For reference, the condition in question in `wp-trackback.php` was
introduced in [7559].
In my testing, [attachment:"58420.diff"] does not seem to work as
expected, as the `$message` parameter in `wp_die()` is an empty string by
default, so it just displays an empty page without any message.
Introducing a specific message here is probably not worth it, as there are
no valid uses cases for requesting a trackback in the `UTF-7` encoding.

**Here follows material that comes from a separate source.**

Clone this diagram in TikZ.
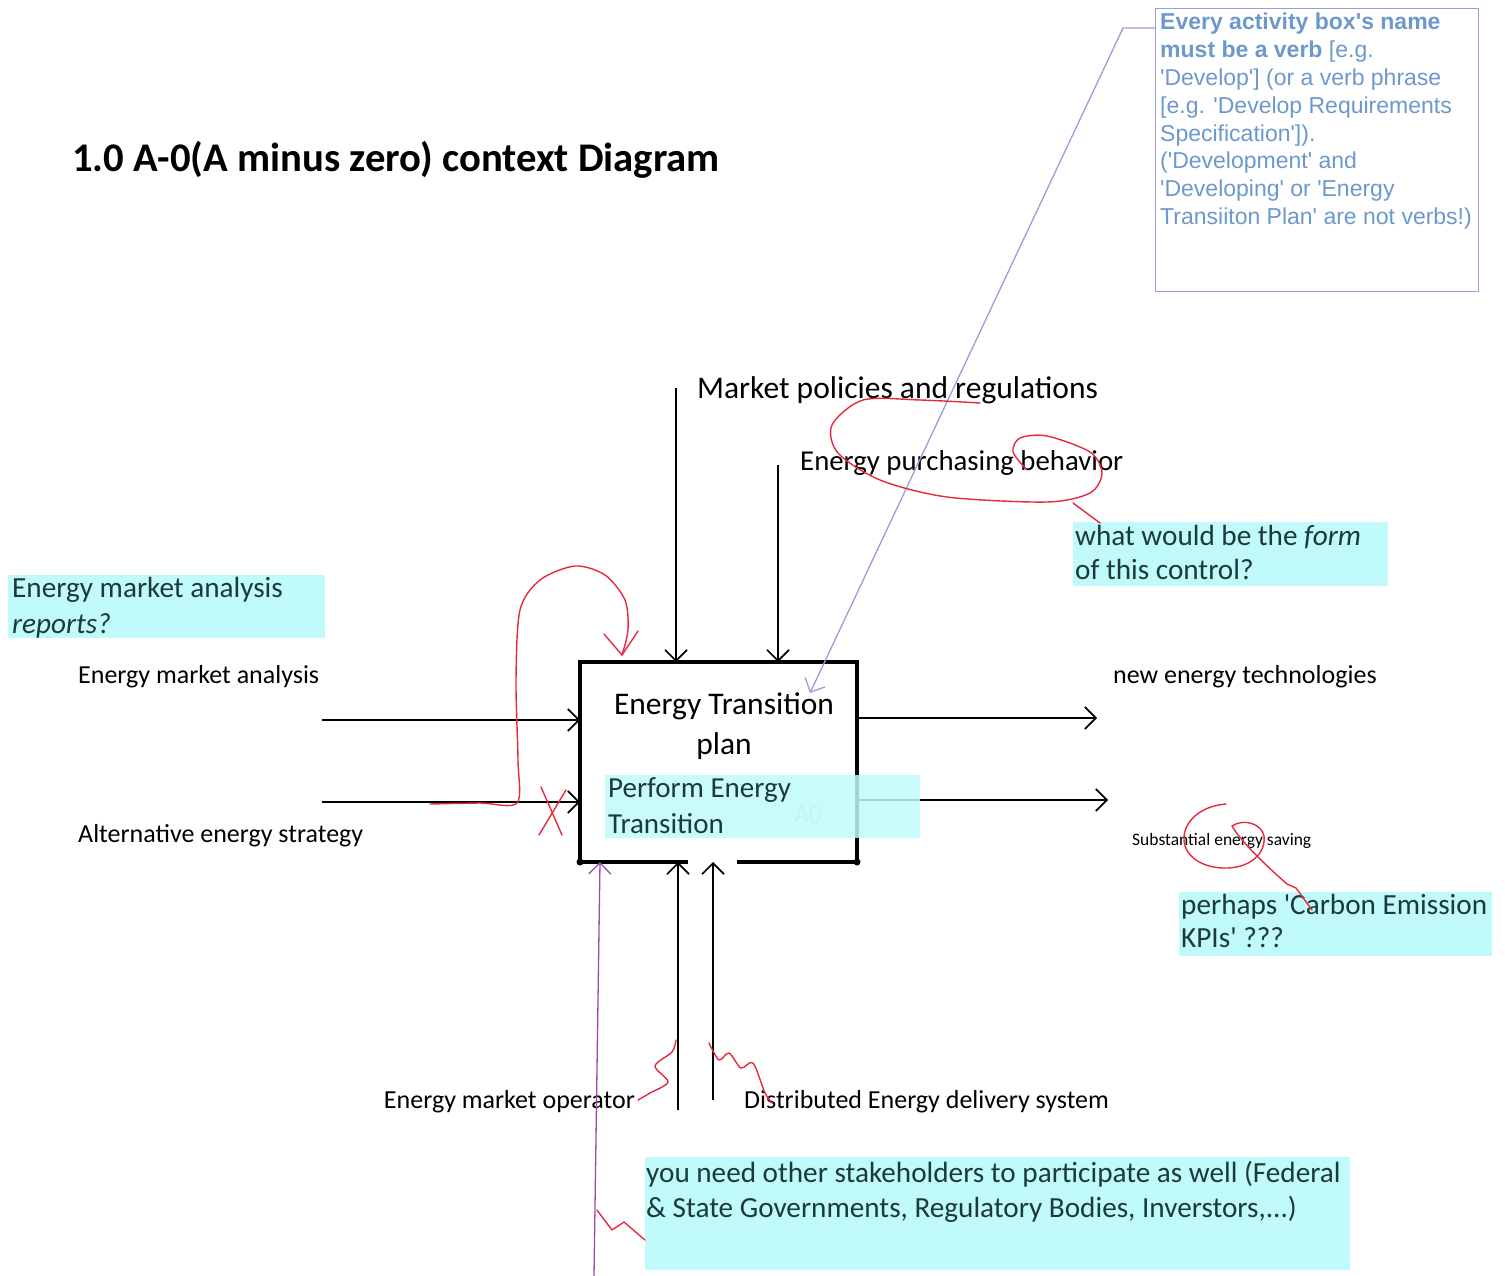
\documentclass[tikz,border=0pt]{standalone}
\usepackage{fontspec}
\setmainfont{Carlito}
\newfontfamily\arialfont{Liberation Sans}
\usepackage{xcolor}
\usetikzlibrary{arrows.meta}
\definecolor{notecyan}{HTML}{C0FAFA}
\definecolor{notetext}{HTML}{1C3A3A}
\definecolor{remarkblue}{HTML}{6C98CC}
\definecolor{remarkframe}{HTML}{9C9CD8}
\definecolor{penred}{HTML}{E62A3E}
\definecolor{penviolet}{HTML}{A048B0}
\newcommand{\fs}[1]{\fontsize{#1}{1.2\dimexpr #1pt\relax}\selectfont}
\newcommand{\q}{\textquotesingle}

\begin{document}
\begin{tikzpicture}[x=1pt,y=-1pt,
  >={Straight Barb[length=11pt,width=22pt]},
  flow/.style={->,line width=1.7pt},
  lab/.style={anchor=base west,inner sep=0pt,font=\fs{26}},
  notelab/.style={anchor=base west,inner sep=0pt,text=notetext,font=\fs{29.2}},
  notebg/.style={fill=notecyan},
  pen/.style={penred,line width=1.4pt,line join=round,line cap=round}]
\useasboundingbox (0,0) rectangle (1505,1276);

% title
\node[anchor=base west,inner sep=0pt,font=\fs{40.7}\bfseries] (title) at (72,172) {1.0 A-0(A minus zero) context Diagram};

% remark box top right
\node[draw=remarkframe,line width=1.2pt,anchor=north west,minimum width=323pt,minimum height=283pt,inner sep=0pt] (R) at (1155,8) {};
\node[anchor=north west,inner sep=0pt,text=remarkblue,align=left,
  font=\arialfont\fontsize{23}{27.8}\selectfont] (Rtxt) at (1160,13)
  {\textbf{Every activity box's name}\\
   \textbf{must be a verb} {[}e.g.\\
   'Develop'] (or a verb phrase\\
   {[}e.g. 'Develop Requirements\\
   Specification']).\\
   ('Development' and\\
   'Developing' or 'Energy\\
   Transiiton Plan' are not verbs!)};

% the activity box
\coordinate (TL) at (580,662);
\coordinate (TR) at (857,662);
\coordinate (BL) at (580,862);
\coordinate (BR) at (857,862);
\draw[line width=4pt] (688,862) -- (BL) -- (TL) -- (TR) -- (BR) -- (737,862);
\foreach \c in {BL,BR} \fill (\c) circle (3.5pt);
\node[font=\fs{31.5},inner sep=0pt,anchor=base] (A) at (724,714) {Energy Transition};
\node[font=\fs{31.5},inner sep=0pt,anchor=base] (Ap) at (724,754) {plan};
\node[font=\fs{25},inner sep=0pt,anchor=base,text=black!18] (Anum) at (808,822) {A0};

% controls
\coordinate (C1) at (676,388);
\coordinate (C2) at (778,465);
\draw[flow] (C1) -- (C1 |- TL);
\draw[flow] (C2) -- (C2 |- TL);
\node[lab,font=\fs{31.5}] (c1) at (697,398) {Market policies and regulations};
\node[lab,font=\fs{28.8}] (c2) at (800,470) {Energy purchasing behavior};

% inputs
\coordinate (I1) at (322,720);
\coordinate (I2) at (322,802);
\draw[flow] (I1) -- (I1 -| TL);
\draw[flow] (I2) -- (I2 -| TL);
\node[lab] (i1) at (78,683) {Energy market analysis};
\node[lab] (i2) at (78,842) {Alternative energy strategy};

% outputs
\coordinate (O1) at (1097,718);
\coordinate (O2) at (1108,800);
\draw[flow] (O1 -| TR) -- (O1);
\draw[flow] (O2 -| TR) -- (O2);
\node[lab] (o1) at (1113,683) {new energy technologies};
\node[lab,font=\fs{17.5}] (o2) at (1132,845) {Substantial energy saving};

% mechanisms
\coordinate (M1) at (678,1110);
\coordinate (M2) at (713,1100);
\draw[flow] (M1) -- (M1 |- BL);
\draw[flow] (M2) -- (M2 |- BL);
\node[lab,anchor=base east] (m1) at (635,1108) {Energy market operator};
\node[lab] (m2) at (744,1108) {Distributed Energy delivery system};

% cyan notes
\fill[notebg,opacity=0.85] (605,775) rectangle (920,838);
\node[notelab,font=\fs{29}] (P1) at (608,797) {Perform Energy};
\node[notelab,font=\fs{29}] (P2) at (608,833) {Transition};

\fill[notebg] (8,575) rectangle (325,638);
\node[notelab] (n1) at (12,597) {Energy market analysis};
\node[notelab] (n1b) at (12,633) {\itshape reports?};

\fill[notebg] (1073,522) rectangle (1388,586);
\node[notelab] (n2) at (1075,545) {what would be the \textit{form}};
\node[notelab] (n2b) at (1075,579) {of this control?};

\fill[notebg] (1179,892) rectangle (1492,956);
\node[notelab] (n3) at (1181,914) {perhaps \q Carbon Emission};
\node[notelab] (n3b) at (1181,947) {KPIs\q\ ???};

\fill[notebg] (645,1157) rectangle (1350,1270);
\node[notelab] (n4) at (646,1182) {you need other stakeholders to participate as well (Federal};
\node[notelab] (n4b) at (646,1217) {\& State Governments, Regulatory Bodies, Inverstors,...)};

% pointer from the remark
\coordinate (Rp) at (1123,28);
\coordinate (Rt) at (810,693);
\draw[remarkframe,line width=1.3pt,->] (R.north west |- Rp) -- (Rp) -- (Rt);

% stakeholder arrow
\coordinate (S0) at (594,1276);
\coordinate (S1) at (600,862);
\draw[penviolet,line width=1.3pt,->] (S0) -- (S1);

% red pen marks
\draw[pen] plot[smooth] coordinates {(430,804) (480,803) (517,803) (518,760) (516,680) (520,610) (540,580) (575,566) (605,575) (625,600) (628,630) (622,655)};
\draw[pen] (604,634) -- (622,655) -- (638,631);
\draw[pen] (541,787) -- (562,835);
\draw[pen] (566,790) -- (539,835);
\draw[pen] plot[smooth] coordinates {(980,403) (920,400) (863,400) (832,425) (838,453) (880,480) (947,497) (1047,502) (1090,493) (1102,473) (1090,452) (1047,436) (1020,438) (1013,452) (1027,470)};
\draw[pen] (1073,503) -- (1100,523);
\draw[pen] (1226,804) .. controls (1200,806) and (1183,822) .. (1184,840)
  .. controls (1185,858) and (1205,869) .. (1228,868)
  .. controls (1252,867) and (1266,852) .. (1264,836)
  .. controls (1262,824) and (1244,818) .. (1232,826)
  .. controls (1240,840) and (1262,862) .. (1287,884) -- (1296,888) -- (1312,910);
\draw[pen] plot[smooth] coordinates {(638,1100) (650,1093) (668,1082) (655,1066) (672,1052) (676,1040)};
\draw[pen] plot[smooth] coordinates {(709,1043) (719,1060) (729,1053) (741,1068) (753,1063) (765,1093) (772,1103)};
\draw[pen] plot coordinates {(597,1210) (612,1230) (624,1222) (645,1240)};
\end{tikzpicture}
\end{document}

Replying to [comment:2 freewebmentor]:
> We have to change all the wp_die; where as die; in core as per coding
standards.
> Also there are many files which used die; function which we have to
change that from all the files.
Could you clarify where you saw this suggestion? The
[https://developer.wordpress.org/coding-standards/wordpress-coding-
standards/php/ PHP Coding Standards] for WordPress don't seem to mention
`die()` or `wp_die()` anywhere.
Looking at [attachment:"58420-2.patch"], unless I'm missing something, the
usage of `die()` is intentional in pretty much all of these instances, as
the output is already handled in a different way and we only need to
terminate the script.
Usig `wp_die()` there would cause unexpected output, additional overhead,
or lead to "headers already sent" warnings when called after
`wp_redirect()`. It also does not display any helpful error messages by
itself, as the message is empty by default.